Anyways, way to put mountains of pressure on your kids guys. I don’t really know how good these kids are supposed to be so I could be totally wrong here, but just look at Michael Jordan’s son, who’s name is Jeffrey Michael Jordan by the way because MJ is a fucking psychopath. He played at Central Florida and was never going to live up to his dad’s legacy, but at least MJ didn’t shine a goddamn light on the kid just waiting for him to fail in front of millions of people.

Joey B:
Lavar Ball is a categorical piece of shit. /thread.

But in general, even if the kids are supported and nurtured in the right way, imagine the pressure. I mean look what happened to Vince Wilfork’s kid (not linking to it out of respect, you have google). Even if the parent does everything right, if they were a fucking superstar it cannot be easy trying to grow and thrive in that shadow. Hence why really not a lot of start athlete’s kids have made it.

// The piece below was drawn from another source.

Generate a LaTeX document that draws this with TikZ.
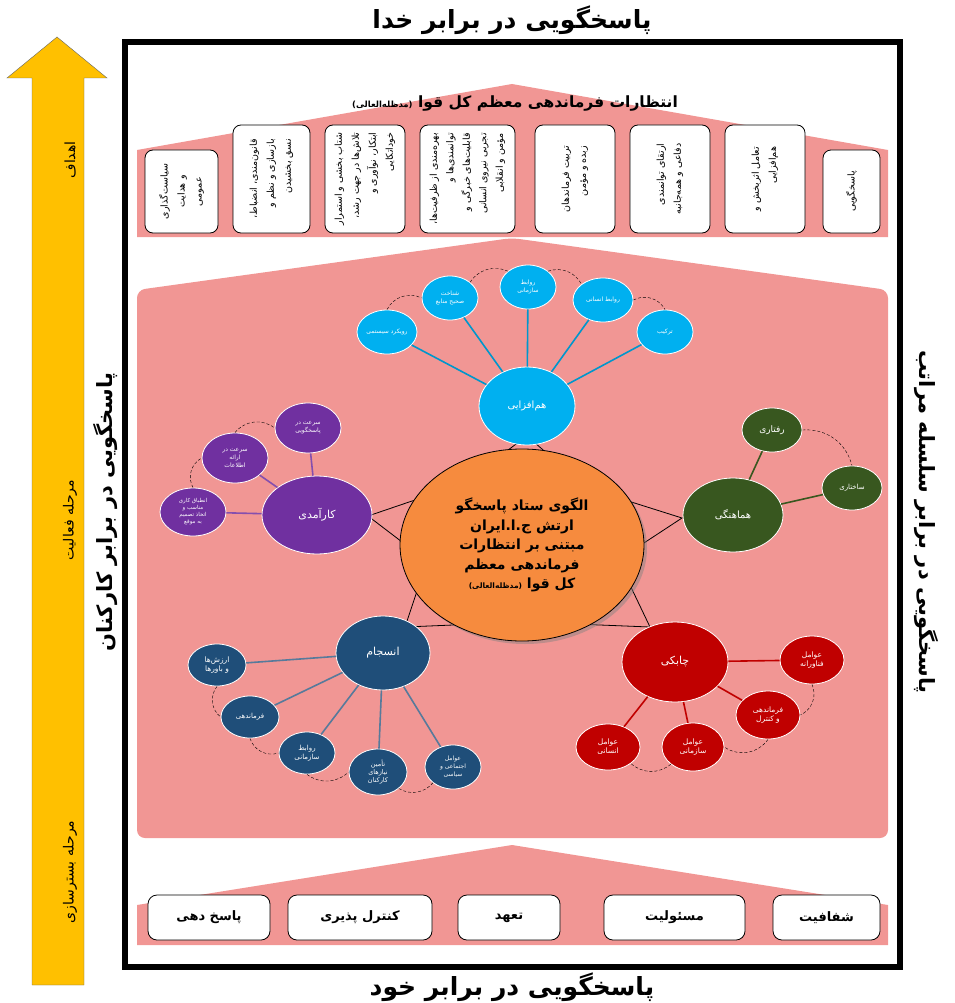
\documentclass[tikz,border=0pt]{standalone}
\usepackage{fontspec}
\usetikzlibrary{shapes.geometric,shadows}
\newfontfamily\fafont[Script=Arabic]{DejaVu Sans}
\TeXXeTstate=1
\newcommand{\fa}[1]{\beginR #1\endR}
\newcommand{\fsz}[2]{\fontsize{#1}{#2}\selectfont}
\definecolor{housepink}{HTML}{F19694}
\definecolor{coreorange}{HTML}{F68B3E}
\definecolor{arrowgold}{HTML}{FFC000}
\definecolor{synblue}{HTML}{00B0F0}
\definecolor{crdgreen}{HTML}{38571F}
\definecolor{effpurple}{HTML}{7030A0}
\definecolor{cohnavy}{HTML}{1F4E79}
\definecolor{aglred}{HTML}{C00000}

\begin{document}
\begin{tikzpicture}[x=1pt, y=-1pt,
    every node/.style={font=\fafont},
    ttl/.style={font=\fafont\bfseries\fsz{21}{25}},
    topbox/.style={draw, thick, fill=white, rounded corners=8pt, rotate=90, align=right, inner sep=2pt, font=\fafont\fsz{9.5}{17}},
    basebox/.style={draw, thick, fill=white, rounded corners=9pt, minimum height=45, font=\fafont\bfseries\fsz{13}{15}},
    hub/.style={ellipse, draw=white, thick, fill=#1, text=white, inner sep=0pt, font=\fafont\fsz{10}{12}},
    leaf/.style={ellipse, draw=white, thick, fill=#1, text=white, inner sep=0pt, align=center, font=\fafont\fsz{6}{8}},
    twig/.style={line width=1.6pt},
    dasharc/.style={densely dashed, thin},
    phase/.style={rotate=90, font=\fafont\fsz{14}{16}}]
    \useasboundingbox (0,0) rectangle (954,1003);

    % frame and titles
    \draw[line width=6pt] (125,42) rectangle (900,967);
    \node[ttl, font=\fafont\bfseries\fsz{25}{28}] (god) at (512,20) {\fa{پاسخگویی در برابر خدا}};
    \node[ttl, font=\fafont\bfseries\fsz{25}{28}] (self) at (512,987) {\fa{پاسخگویی در برابر خود}};
    \node[ttl, rotate=90] (staff) at (106,512) {\fa{پاسخگویی در برابر کارکنان}};
    \node[ttl, rotate=-90] (chain) at (926,522) {\fa{پاسخگویی در برابر سلسله مراتب}};

    % phase arrow
    \draw[fill=arrowgold, draw=black!60] (32,985) -- (32,78) -- (7,78) -- (57,37) -- (107,78) -- (84,78) -- (84,985) -- cycle;
    \node[phase] (goal) at (70,160) {\fa{اهداف}};
    \node[phase] (act) at (70,520) {\fa{مرحله فعالیت}};
    \node[phase] (base) at (70,872) {\fa{مرحله بسترسازی}};

    % houses
    \fill[housepink] (137,237) -- (137,150) -- (512,84) -- (888,150) -- (888,237) -- cycle;
    \fill[housepink, rounded corners=8pt] (137,838) -- (137,290) -- (512,238) -- (888,290) -- (888,838) -- cycle;
    \fill[housepink] (137,945) -- (137,905) -- (512,845) -- (888,905) -- (888,945) -- cycle;

    \node[font=\fafont\bfseries\fsz{15.5}{18}] (lead) at (515,104) {\fa{انتظارات فرماندهی معظم کل قوا {\fsz{8.5}{10}(مدظله‌العالی)}}};

    % top boxes
    \node[topbox, minimum width=83, minimum height=73, align=center] (t1) at (181.5,191.5) {\fa{سیاست‌گذاری}\\\fa{و هدایت}\\\fa{عمومی}};
    \node[topbox, minimum width=108, minimum height=77] (t2) at (271.5,179) {\fa{قانون‌مندی، انضباط،}\\\fa{بازسازی و نظم و}\\\fa{نسق بخشیدن}};
    \node[topbox, minimum width=108, minimum height=80] (t3) at (365,179) {\fa{شتاب بخشی و استمرار}\\\fa{تلاش‌ها در جهت رشد،}\\\fa{ابتکار، نوآوری و}\\\fa{خوداتکایی}};
    \node[topbox, minimum width=108, minimum height=95, font=\fafont\fsz{9.5}{16.5}] (t4) at (467.5,179) {\fa{بهره‌مندی از ظرفیت‌ها،}\\\fa{توانمندی‌ها و}\\\fa{قابلیت‌های خبرگی و}\\\fa{تجربی نیروی انسانی}\\\fa{مؤمن و انقلابی}};
    \node[topbox, minimum width=108, minimum height=80] (t5) at (575,179) {\fa{تربیت فرماندهان}\\\fa{زبده و مؤمن}};
    \node[topbox, minimum width=108, minimum height=80] (t6) at (670,179) {\fa{ارتقای توانمندی}\\\fa{دفاعی و همه‌جانبه}};
    \node[topbox, minimum width=108, minimum height=80] (t7) at (765,179) {\fa{تعامل اثربخش و}\\\fa{هم‌افزایی}};
    \node[topbox, minimum width=83, minimum height=57] (t8) at (851.5,191.5) {\fa{پاسخگویی}};

    % bottom boxes
    \node[basebox, minimum width=122] (b1) at (209,917.5) {\fa{پاسخ دهی}};
    \node[basebox, minimum width=144] (b2) at (360,917.5) {\fa{کنترل پذیری}};
    \node[basebox, minimum width=102] (b3) at (509,917.5) {\fa{تعهد}};
    \node[basebox, minimum width=141] (b4) at (674.5,917.5) {\fa{مسئولیت}};
    \node[basebox, minimum width=107] (b5) at (826.5,917.5) {\fa{شفافیت}};

    % core with star
    \draw[thick] (527,436) -- (587,488) -- (682,518) -- (618,560) -- (650,627) -- (525,622) -- (405,627) -- (427,561) -- (368,516) -- (462,484) -- cycle;
    \node[ellipse, draw, thick, fill=coreorange, minimum width=244, minimum height=192, align=center,
          drop shadow={opacity=0.45, shadow xshift=3pt, shadow yshift=-3pt},
          font=\fafont\bfseries\fsz{14}{19.5}] (core) at (522,545)
        {\fa{الگوی ستاد پاسخگو}\\\fa{ارتش ج.ا.ایران}\\\fa{مبتنی بر انتظارات}\\\fa{فرماندهی معظم}\\\fa{کل قوا {\fsz{7.5}{8}(مدظله‌العالی)}}};

    % hubs
    \node[hub=synblue, minimum width=96, minimum height=78] (syn) at (527,406) {\fa{هم‌افزایی}};
    \node[hub=crdgreen, minimum width=100, minimum height=74] (crd) at (733,515) {\fa{هماهنگی}};
    \node[hub=effpurple, minimum width=110, minimum height=78, font=\fafont\fsz{11}{12}] (eff) at (317,515) {\fa{کارآمدی}};
    \node[hub=cohnavy, minimum width=94, minimum height=74, font=\fafont\fsz{11}{12}] (coh) at (383,653) {\fa{انسجام}};
    \node[hub=aglred, minimum width=106, minimum height=80, font=\fafont\fsz{11}{12}] (agl) at (675,662) {\fa{چابکی}};

    % synergy leaves
    \node[leaf=synblue, minimum width=60, minimum height=44] (syn1) at (387,332) {\fa{رویکرد سیستمی}};
    \node[leaf=synblue, minimum width=56, minimum height=44] (syn2) at (450,298) {\fa{شناخت}\\\fa{صحیح منابع}};
    \node[leaf=synblue, minimum width=56, minimum height=44] (syn3) at (528,287) {\fa{روابط}\\\fa{سازمانی}};
    \node[leaf=synblue, minimum width=60, minimum height=44] (syn4) at (603,300) {\fa{روابط انسانی}};
    \node[leaf=synblue, minimum width=56, minimum height=44] (syn5) at (665,332) {\fa{ترکیب}};
    \foreach \k in {1,...,5} \draw[twig, synblue!85!black] (syn) -- (syn\k);
    \draw[dasharc] (syn1.north) to[bend left=45] (syn2.west);
    \draw[dasharc] (syn2.north east) to[bend left=40] (syn3.north west);
    \draw[dasharc] (syn3.north east) to[bend left=40] (syn4.north west);
    \draw[dasharc] (syn4.east) to[bend left=45] (syn5.north);

    % coordination leaves
    \node[leaf=crdgreen, minimum width=60, minimum height=44, font=\fafont\fsz{9}{10}] (crd1) at (772,430) {\fa{رفتاری}};
    \node[leaf=crdgreen, minimum width=60, minimum height=44, font=\fafont\fsz{7}{8}] (crd2) at (852,488) {\fa{ساختاری}};
    \foreach \k in {1,2} \draw[twig, crdgreen] (crd) -- (crd\k);
    \draw[dasharc] (crd1.east) to[bend left=40] (crd2.north);

    % efficiency leaves
    \node[leaf=effpurple, minimum width=66, minimum height=50] (eff1) at (308,428) {\fa{سرعت در}\\\fa{پاسخگویی}};
    \node[leaf=effpurple, minimum width=66, minimum height=50] (eff2) at (235,458) {\fa{سرعت در}\\\fa{ارائه}\\\fa{اطلاعات}};
    \node[leaf=effpurple, minimum width=66, minimum height=48, font=\fafont\fsz{5.5}{7}] (eff3) at (193,512) {\fa{انطباق کاری}\\\fa{مناسب و}\\\fa{اتخاذ تصمیم}\\\fa{به موقع}};
    \foreach \k in {1,2,3} \draw[twig, effpurple!85!white] (eff) -- (eff\k);
    \draw[dasharc] (eff2.north) to[bend left=45] (eff1.west);
    \draw[dasharc] (eff3.north) to[bend left=45] (eff2.west);

    % cohesion leaves
    \node[leaf=cohnavy, minimum width=58, minimum height=42, font=\fafont\fsz{7.5}{9}] (coh1) at (217,665) {\fa{ارزش‌ها}\\\fa{و باورها}};
    \node[leaf=cohnavy, minimum width=58, minimum height=42, font=\fafont\fsz{7}{9}] (coh2) at (250,717) {\fa{فرماندهی}};
    \node[leaf=cohnavy, minimum width=56, minimum height=42, font=\fafont\fsz{7}{9}] (coh3) at (307,753) {\fa{روابط}\\\fa{سازمانی}};
    \node[leaf=cohnavy, minimum width=58, minimum height=46, font=\fafont\fsz{6.5}{8}] (coh4) at (378,772) {\fa{تأمین}\\\fa{نیازهای}\\\fa{کارکنان}};
    \node[leaf=cohnavy, minimum width=56, minimum height=44, font=\fafont\fsz{6}{8}] (coh5) at (453,767) {\fa{عوامل}\\\fa{اجتماعی و}\\\fa{سیاسی}};
    \foreach \k in {1,...,5} \draw[twig, cohnavy!75!white] (coh) -- (coh\k);
    \draw[dasharc] (coh1.south) to[bend right=45] (coh2.west);
    \draw[dasharc] (coh2.south) to[bend right=45] (coh3.west);
    \draw[dasharc] (coh3.south) to[bend right=40] (coh4.west);
    \draw[dasharc] (coh4.south east) to[bend right=40] (coh5.south west);

    % agility leaves
    \node[leaf=aglred, minimum width=64, minimum height=48, font=\fafont\fsz{7.5}{9}] (agl1) at (812,660) {\fa{عوامل}\\\fa{فناورانه}};
    \node[leaf=aglred, minimum width=64, minimum height=48, font=\fafont\fsz{7.5}{9}] (agl2) at (768,715) {\fa{فرماندهی}\\\fa{و کنترل}};
    \node[leaf=aglred, minimum width=62, minimum height=48, font=\fafont\fsz{7.5}{9}] (agl3) at (693,747) {\fa{عوامل}\\\fa{سازمانی}};
    \node[leaf=aglred, minimum width=64, minimum height=46, font=\fafont\fsz{7.5}{9}] (agl4) at (608,747) {\fa{عوامل}\\\fa{انسانی}};
    \foreach \k in {1,...,4} \draw[twig, aglred] (agl) -- (agl\k);
    \draw[dasharc] (agl1.south) to[bend left=45] (agl2.east);
    \draw[dasharc] (agl2.south) to[bend left=45] (agl3.east);
    \draw[dasharc] (agl3.south west) to[bend left=40] (agl4.south east);
\end{tikzpicture}
\end{document}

I can think of Prince Fielder and the Long brothers….and that’s it. Kind of a startling statistic.

Red:
I’ve read rumors about how LeBron wants to play until he’s 40 because it would give him the opportunity to play with his son, assuming he’s actually good enough to reach the league. Sort of like Ken Griffey Sr. playing with Ken Griffey Jr. and hitting back to back bombs. I’m not a huge LeBron fan obviously, but it would be pretty cool to see an old ass LeBron Sr. throwing an alley oop dunk up for LeBron Jr.

Joey B:
Yaaaa I can’t stand him and even I have to admit that’d be pretty cool.

Speaking of which zero percent chance Vlad Jr.’s team couldn’t do with a cannon armed outfielder off the bench. Maybe Sr. can’t hit anymore but they still could be on the field at the same time COME ON.

Red:
Love Vlad, but he aged like a can of beer in my trunk. Guy was hobbling around like he was on stilts by his early 30s.

TLDR; Moral of the blog? Have professional athletes for parents and you’re golden!

Joey B:
Or emotionally damaged beyond repair.